--- start DATA SECTION ---
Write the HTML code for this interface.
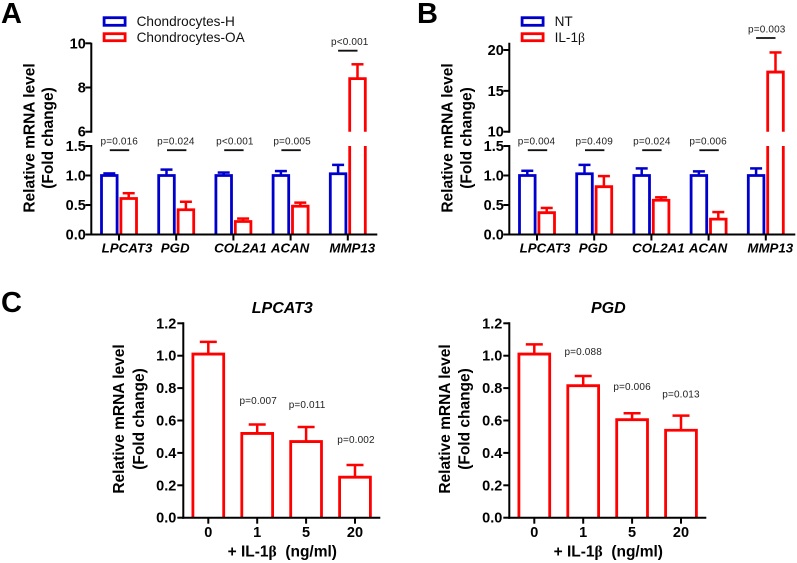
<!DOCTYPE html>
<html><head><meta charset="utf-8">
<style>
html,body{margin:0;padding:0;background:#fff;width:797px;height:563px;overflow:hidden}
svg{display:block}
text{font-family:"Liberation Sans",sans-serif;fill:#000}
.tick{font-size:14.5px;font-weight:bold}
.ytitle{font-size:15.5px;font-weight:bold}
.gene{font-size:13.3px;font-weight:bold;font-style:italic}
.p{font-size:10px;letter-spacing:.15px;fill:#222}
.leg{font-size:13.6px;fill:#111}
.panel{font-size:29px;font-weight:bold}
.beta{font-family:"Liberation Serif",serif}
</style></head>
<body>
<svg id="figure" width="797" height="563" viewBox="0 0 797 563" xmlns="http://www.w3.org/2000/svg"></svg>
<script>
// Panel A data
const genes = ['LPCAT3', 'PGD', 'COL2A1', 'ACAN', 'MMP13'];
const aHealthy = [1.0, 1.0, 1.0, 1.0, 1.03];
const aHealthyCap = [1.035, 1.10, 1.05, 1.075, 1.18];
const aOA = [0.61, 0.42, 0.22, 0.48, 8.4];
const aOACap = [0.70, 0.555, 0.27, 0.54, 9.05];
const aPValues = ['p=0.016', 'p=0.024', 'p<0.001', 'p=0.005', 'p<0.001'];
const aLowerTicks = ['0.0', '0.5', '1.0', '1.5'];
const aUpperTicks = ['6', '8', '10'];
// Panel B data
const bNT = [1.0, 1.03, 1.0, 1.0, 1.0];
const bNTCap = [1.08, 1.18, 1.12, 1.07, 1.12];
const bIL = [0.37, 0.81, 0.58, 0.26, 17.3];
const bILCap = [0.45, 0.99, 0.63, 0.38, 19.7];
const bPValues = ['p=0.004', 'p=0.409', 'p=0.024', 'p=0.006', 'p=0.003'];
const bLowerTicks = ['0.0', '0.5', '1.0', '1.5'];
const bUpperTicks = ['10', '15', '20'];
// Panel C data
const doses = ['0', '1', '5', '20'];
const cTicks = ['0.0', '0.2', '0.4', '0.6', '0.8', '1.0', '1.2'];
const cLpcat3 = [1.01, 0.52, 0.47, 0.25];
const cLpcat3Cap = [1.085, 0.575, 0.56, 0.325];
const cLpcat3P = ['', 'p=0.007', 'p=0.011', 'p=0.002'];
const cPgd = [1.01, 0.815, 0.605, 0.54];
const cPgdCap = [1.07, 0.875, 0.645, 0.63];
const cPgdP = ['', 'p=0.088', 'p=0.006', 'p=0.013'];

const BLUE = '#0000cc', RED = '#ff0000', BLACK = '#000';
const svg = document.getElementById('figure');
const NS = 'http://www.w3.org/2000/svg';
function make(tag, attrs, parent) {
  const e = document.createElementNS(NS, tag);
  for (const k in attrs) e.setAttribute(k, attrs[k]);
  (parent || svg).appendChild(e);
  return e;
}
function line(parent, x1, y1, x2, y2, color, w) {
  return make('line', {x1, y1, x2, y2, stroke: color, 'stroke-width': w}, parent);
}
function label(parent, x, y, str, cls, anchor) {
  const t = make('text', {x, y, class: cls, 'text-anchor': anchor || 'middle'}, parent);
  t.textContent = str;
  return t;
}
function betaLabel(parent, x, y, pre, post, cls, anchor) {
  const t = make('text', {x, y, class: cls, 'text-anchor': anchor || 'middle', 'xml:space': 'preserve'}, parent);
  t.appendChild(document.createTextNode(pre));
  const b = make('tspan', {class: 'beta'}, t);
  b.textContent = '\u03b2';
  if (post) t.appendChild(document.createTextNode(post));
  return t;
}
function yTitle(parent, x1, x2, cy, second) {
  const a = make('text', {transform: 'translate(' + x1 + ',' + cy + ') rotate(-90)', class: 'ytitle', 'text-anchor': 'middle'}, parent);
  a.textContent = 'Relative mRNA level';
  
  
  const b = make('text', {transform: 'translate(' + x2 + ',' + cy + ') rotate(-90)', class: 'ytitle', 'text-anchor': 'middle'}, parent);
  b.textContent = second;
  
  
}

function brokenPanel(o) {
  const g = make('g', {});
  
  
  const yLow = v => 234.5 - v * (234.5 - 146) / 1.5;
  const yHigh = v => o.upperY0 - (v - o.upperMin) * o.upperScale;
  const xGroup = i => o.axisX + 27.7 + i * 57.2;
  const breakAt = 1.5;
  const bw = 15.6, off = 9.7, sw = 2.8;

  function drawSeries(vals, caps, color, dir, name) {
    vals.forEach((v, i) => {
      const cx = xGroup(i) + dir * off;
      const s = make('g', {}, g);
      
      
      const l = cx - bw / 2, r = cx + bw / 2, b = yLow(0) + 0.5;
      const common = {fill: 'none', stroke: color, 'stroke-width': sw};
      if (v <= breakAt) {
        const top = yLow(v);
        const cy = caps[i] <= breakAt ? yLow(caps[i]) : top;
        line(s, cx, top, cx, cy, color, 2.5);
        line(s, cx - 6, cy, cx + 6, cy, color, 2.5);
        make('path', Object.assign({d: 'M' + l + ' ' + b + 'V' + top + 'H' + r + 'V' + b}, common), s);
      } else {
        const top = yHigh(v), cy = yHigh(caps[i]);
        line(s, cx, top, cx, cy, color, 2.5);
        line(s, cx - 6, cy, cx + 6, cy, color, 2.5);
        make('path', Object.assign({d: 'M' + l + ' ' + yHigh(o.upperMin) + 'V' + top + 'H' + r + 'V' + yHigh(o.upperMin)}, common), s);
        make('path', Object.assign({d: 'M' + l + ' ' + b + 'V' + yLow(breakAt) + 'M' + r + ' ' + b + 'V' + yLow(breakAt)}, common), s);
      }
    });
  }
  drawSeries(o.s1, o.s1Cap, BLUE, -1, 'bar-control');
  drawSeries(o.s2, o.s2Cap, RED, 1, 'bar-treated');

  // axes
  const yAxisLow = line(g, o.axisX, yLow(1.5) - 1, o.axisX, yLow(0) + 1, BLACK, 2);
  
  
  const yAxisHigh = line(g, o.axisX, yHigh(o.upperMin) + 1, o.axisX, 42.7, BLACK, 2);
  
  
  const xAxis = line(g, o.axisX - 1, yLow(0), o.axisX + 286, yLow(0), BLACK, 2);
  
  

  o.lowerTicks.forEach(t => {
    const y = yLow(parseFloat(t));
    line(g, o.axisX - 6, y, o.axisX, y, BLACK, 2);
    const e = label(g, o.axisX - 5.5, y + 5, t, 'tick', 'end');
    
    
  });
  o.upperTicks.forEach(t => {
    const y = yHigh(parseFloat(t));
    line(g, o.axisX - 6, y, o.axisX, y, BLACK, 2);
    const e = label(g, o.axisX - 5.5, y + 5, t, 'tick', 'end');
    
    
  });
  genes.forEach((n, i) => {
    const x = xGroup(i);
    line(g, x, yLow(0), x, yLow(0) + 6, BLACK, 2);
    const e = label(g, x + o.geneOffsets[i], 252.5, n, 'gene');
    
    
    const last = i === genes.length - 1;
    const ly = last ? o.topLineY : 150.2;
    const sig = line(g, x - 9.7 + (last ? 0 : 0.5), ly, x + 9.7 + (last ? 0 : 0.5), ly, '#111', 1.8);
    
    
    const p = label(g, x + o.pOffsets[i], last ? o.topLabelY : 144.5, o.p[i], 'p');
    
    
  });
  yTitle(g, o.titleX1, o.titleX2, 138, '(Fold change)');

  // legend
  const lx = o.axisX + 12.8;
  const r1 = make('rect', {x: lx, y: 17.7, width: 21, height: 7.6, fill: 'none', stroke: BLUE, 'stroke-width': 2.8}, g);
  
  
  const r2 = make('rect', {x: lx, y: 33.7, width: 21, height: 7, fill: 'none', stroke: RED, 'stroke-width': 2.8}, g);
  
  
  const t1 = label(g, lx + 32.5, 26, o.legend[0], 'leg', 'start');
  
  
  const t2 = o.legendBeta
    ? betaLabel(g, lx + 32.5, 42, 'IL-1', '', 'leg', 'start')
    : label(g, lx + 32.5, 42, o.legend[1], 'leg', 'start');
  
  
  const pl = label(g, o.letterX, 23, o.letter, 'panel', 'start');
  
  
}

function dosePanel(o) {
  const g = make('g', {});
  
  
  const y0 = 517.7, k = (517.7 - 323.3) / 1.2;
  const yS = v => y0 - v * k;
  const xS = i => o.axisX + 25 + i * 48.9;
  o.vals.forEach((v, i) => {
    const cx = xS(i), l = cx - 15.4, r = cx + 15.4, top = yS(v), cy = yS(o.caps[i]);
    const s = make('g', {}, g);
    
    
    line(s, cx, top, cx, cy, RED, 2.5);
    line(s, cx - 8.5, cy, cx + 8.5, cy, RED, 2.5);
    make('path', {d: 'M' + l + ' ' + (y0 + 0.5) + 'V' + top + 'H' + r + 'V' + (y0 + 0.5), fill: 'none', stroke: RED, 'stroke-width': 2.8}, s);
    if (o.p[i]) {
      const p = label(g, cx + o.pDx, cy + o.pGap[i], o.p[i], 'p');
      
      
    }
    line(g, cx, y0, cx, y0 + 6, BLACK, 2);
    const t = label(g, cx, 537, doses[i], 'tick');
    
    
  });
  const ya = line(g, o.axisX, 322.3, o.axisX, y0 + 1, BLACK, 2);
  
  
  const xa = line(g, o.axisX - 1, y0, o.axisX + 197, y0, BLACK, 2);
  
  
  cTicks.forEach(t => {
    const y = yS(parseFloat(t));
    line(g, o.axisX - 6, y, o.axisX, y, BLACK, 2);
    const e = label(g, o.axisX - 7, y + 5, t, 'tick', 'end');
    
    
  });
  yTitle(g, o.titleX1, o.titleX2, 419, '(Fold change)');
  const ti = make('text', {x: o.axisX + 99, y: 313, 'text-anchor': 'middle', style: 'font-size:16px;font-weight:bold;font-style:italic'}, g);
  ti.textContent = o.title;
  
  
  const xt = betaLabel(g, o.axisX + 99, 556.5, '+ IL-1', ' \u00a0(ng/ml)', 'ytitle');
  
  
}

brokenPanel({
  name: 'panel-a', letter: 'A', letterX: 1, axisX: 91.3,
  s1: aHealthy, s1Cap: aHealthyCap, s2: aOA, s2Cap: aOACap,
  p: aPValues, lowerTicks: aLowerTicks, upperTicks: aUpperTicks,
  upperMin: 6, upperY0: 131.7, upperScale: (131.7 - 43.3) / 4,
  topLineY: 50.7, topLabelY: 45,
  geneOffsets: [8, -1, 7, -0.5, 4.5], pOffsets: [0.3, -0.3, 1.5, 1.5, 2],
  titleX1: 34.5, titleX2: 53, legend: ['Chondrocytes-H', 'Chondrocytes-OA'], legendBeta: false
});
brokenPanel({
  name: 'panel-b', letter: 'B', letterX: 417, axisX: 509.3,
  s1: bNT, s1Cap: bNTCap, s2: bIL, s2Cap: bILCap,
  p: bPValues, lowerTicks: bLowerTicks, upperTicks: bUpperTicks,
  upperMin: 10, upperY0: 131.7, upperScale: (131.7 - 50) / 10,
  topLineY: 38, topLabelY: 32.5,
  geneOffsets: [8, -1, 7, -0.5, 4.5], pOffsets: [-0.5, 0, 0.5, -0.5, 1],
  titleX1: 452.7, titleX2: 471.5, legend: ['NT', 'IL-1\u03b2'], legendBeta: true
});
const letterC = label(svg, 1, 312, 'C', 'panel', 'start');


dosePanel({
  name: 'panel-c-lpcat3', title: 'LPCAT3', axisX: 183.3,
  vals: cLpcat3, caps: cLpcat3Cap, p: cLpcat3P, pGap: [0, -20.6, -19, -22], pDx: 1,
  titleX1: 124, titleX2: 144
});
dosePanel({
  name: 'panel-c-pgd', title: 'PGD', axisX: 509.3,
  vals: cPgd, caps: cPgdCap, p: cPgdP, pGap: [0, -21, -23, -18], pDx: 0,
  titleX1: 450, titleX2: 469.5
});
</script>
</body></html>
--- end DATA SECTION ---
--- start DATA SECTION ---
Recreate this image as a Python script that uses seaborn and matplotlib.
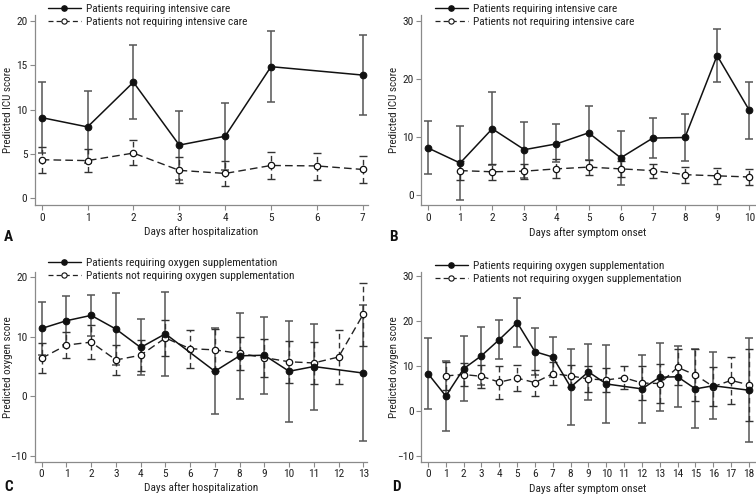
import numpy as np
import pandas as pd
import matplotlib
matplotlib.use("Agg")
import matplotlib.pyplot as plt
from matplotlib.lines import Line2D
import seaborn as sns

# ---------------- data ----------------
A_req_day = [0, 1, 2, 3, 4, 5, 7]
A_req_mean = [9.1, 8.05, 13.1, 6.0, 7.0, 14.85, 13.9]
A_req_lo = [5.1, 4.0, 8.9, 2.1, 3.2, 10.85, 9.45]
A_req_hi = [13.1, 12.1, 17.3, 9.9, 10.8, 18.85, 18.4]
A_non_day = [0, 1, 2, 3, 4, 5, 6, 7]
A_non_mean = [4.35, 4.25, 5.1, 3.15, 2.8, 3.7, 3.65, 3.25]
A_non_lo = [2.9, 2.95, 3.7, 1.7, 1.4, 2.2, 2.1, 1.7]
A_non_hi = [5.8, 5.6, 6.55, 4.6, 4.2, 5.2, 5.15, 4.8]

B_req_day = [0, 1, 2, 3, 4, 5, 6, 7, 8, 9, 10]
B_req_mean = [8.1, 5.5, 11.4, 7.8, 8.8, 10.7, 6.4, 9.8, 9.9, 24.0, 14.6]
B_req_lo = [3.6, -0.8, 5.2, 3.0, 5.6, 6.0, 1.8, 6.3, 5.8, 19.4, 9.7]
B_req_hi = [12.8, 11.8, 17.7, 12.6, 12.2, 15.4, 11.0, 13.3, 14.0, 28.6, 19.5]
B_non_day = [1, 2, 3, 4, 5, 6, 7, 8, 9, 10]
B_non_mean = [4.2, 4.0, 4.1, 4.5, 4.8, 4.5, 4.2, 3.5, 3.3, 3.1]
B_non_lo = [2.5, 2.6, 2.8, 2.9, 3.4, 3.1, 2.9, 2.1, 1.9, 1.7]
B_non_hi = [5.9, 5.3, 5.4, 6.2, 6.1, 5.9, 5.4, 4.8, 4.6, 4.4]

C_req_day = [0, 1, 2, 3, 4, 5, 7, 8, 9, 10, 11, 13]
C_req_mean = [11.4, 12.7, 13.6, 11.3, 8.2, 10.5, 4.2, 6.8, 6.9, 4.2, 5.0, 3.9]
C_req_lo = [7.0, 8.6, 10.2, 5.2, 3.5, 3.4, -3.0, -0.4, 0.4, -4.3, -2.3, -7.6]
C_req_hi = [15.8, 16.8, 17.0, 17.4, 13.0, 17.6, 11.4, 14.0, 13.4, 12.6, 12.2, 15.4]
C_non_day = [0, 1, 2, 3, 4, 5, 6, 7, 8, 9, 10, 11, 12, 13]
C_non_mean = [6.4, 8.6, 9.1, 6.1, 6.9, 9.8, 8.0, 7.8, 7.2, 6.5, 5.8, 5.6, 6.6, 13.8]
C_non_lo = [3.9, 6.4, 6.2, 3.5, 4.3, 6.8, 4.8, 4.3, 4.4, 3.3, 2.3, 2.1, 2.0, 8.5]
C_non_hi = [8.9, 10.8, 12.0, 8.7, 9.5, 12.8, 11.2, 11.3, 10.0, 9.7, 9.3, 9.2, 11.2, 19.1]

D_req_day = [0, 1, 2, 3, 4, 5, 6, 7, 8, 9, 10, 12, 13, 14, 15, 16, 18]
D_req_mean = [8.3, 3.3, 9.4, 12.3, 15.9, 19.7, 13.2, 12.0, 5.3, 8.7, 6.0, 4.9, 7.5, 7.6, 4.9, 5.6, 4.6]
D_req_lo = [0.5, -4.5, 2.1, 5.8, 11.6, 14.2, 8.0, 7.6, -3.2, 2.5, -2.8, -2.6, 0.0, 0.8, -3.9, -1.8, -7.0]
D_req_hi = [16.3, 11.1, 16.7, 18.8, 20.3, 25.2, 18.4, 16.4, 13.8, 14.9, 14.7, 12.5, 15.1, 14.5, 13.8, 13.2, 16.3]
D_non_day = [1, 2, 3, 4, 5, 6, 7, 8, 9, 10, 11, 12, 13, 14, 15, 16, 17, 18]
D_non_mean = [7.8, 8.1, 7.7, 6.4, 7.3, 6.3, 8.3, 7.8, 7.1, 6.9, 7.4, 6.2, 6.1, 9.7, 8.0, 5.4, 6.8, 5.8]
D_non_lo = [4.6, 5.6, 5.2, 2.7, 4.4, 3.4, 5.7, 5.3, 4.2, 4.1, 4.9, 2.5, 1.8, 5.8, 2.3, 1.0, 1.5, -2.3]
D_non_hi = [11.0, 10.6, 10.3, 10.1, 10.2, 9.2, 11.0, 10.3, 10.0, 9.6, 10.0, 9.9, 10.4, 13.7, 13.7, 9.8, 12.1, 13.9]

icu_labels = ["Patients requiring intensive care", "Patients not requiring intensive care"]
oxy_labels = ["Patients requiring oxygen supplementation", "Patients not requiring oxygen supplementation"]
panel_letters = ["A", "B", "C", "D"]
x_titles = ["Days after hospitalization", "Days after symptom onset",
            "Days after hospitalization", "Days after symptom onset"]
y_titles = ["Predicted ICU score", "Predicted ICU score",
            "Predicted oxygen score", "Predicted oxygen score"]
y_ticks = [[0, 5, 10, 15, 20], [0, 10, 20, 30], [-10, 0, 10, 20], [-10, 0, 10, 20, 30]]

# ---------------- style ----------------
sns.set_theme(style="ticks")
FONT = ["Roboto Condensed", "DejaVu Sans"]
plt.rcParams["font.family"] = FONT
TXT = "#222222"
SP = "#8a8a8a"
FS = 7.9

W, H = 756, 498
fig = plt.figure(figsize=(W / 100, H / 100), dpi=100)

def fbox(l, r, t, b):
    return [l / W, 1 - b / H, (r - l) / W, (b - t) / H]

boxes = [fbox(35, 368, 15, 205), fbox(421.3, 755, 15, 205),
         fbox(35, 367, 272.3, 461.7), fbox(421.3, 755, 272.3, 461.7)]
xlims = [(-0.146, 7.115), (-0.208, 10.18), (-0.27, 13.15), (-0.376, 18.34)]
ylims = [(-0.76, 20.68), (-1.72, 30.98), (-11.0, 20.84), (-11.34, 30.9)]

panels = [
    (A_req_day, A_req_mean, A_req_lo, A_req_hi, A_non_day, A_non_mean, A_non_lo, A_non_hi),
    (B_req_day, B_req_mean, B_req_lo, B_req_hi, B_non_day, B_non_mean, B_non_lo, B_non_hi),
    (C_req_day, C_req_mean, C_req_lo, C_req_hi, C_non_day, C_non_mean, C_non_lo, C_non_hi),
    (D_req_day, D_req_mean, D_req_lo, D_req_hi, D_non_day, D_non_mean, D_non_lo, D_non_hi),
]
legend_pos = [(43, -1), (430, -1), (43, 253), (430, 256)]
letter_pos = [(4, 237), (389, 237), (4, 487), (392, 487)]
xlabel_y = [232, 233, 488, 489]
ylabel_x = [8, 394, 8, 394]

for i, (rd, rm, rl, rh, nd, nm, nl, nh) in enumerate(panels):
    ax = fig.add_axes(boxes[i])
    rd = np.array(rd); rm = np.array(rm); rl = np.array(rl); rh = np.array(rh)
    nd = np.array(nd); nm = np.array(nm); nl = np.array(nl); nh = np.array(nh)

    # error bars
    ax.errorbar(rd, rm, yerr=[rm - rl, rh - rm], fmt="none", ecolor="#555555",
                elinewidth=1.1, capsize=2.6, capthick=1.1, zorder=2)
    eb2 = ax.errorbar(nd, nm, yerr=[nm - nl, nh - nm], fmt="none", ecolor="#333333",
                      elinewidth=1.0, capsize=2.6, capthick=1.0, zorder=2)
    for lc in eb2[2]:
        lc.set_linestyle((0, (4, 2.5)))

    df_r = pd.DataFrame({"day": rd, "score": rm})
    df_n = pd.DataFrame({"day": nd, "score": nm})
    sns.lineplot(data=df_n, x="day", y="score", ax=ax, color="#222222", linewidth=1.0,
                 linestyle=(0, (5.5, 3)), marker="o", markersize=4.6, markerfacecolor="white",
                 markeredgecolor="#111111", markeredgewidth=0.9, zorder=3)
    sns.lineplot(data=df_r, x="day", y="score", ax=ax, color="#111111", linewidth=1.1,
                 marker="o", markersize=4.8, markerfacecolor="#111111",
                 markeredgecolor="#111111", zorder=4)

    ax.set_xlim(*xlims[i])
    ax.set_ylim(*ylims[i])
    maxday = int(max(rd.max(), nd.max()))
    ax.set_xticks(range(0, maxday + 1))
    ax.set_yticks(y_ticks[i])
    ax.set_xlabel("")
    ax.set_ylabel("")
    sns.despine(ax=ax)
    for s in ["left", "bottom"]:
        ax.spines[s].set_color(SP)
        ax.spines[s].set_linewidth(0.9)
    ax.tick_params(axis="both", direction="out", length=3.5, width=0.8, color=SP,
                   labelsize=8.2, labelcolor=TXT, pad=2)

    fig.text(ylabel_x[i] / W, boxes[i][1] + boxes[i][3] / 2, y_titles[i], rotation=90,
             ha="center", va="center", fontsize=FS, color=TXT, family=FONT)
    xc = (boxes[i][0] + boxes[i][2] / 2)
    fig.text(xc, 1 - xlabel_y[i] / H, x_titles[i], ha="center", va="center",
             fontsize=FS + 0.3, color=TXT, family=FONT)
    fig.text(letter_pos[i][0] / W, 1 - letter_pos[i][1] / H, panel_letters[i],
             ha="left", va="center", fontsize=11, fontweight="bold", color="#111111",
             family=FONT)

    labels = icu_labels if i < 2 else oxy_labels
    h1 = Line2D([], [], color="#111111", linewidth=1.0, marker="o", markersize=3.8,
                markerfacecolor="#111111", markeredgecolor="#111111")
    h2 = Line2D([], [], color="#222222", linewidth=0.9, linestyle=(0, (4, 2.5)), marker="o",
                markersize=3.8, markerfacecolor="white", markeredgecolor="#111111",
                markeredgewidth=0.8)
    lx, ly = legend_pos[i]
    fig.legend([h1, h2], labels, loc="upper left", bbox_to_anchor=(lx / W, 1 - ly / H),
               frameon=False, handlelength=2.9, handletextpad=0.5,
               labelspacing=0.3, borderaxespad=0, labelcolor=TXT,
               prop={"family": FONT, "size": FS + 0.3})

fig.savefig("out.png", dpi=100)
--- end DATA SECTION ---
STATED TASK: Leave out the pictures and transcribe exactly the lines from the one containing "Write the HTML code for this interface." through the one containing "const cPgdP = ['', 'p=0.088', 'p=0.006', 'p=0.013'];".

RESULT FOR THIS EXERCISE:
Write the HTML code for this interface.
<!DOCTYPE html>
<html><head><meta charset="utf-8">
<style>
html,body{margin:0;padding:0;background:#fff;width:797px;height:563px;overflow:hidden}
svg{display:block}
text{font-family:"Liberation Sans",sans-serif;fill:#000}
.tick{font-size:14.5px;font-weight:bold}
.ytitle{font-size:15.5px;font-weight:bold}
.gene{font-size:13.3px;font-weight:bold;font-style:italic}
.p{font-size:10px;letter-spacing:.15px;fill:#222}
.leg{font-size:13.6px;fill:#111}
.panel{font-size:29px;font-weight:bold}
.beta{font-family:"Liberation Serif",serif}
</style></head>
<body>
<svg id="figure" width="797" height="563" viewBox="0 0 797 563" xmlns="http://www.w3.org/2000/svg"></svg>
<script>
// Panel A data
const genes = ['LPCAT3', 'PGD', 'COL2A1', 'ACAN', 'MMP13'];
const aHealthy = [1.0, 1.0, 1.0, 1.0, 1.03];
const aHealthyCap = [1.035, 1.10, 1.05, 1.075, 1.18];
const aOA = [0.61, 0.42, 0.22, 0.48, 8.4];
const aOACap = [0.70, 0.555, 0.27, 0.54, 9.05];
const aPValues = ['p=0.016', 'p=0.024', 'p<0.001', 'p=0.005', 'p<0.001'];
const aLowerTicks = ['0.0', '0.5', '1.0', '1.5'];
const aUpperTicks = ['6', '8', '10'];
// Panel B data
const bNT = [1.0, 1.03, 1.0, 1.0, 1.0];
const bNTCap = [1.08, 1.18, 1.12, 1.07, 1.12];
const bIL = [0.37, 0.81, 0.58, 0.26, 17.3];
const bILCap = [0.45, 0.99, 0.63, 0.38, 19.7];
const bPValues = ['p=0.004', 'p=0.409', 'p=0.024', 'p=0.006', 'p=0.003'];
const bLowerTicks = ['0.0', '0.5', '1.0', '1.5'];
const bUpperTicks = ['10', '15', '20'];
// Panel C data
const doses = ['0', '1', '5', '20'];
const cTicks = ['0.0', '0.2', '0.4', '0.6', '0.8', '1.0', '1.2'];
const cLpcat3 = [1.01, 0.52, 0.47, 0.25];
const cLpcat3Cap = [1.085, 0.575, 0.56, 0.325];
const cLpcat3P = ['', 'p=0.007', 'p=0.011', 'p=0.002'];
const cPgd = [1.01, 0.815, 0.605, 0.54];
const cPgdCap = [1.07, 0.875, 0.645, 0.63];
const cPgdP = ['', 'p=0.088', 'p=0.006', 'p=0.013'];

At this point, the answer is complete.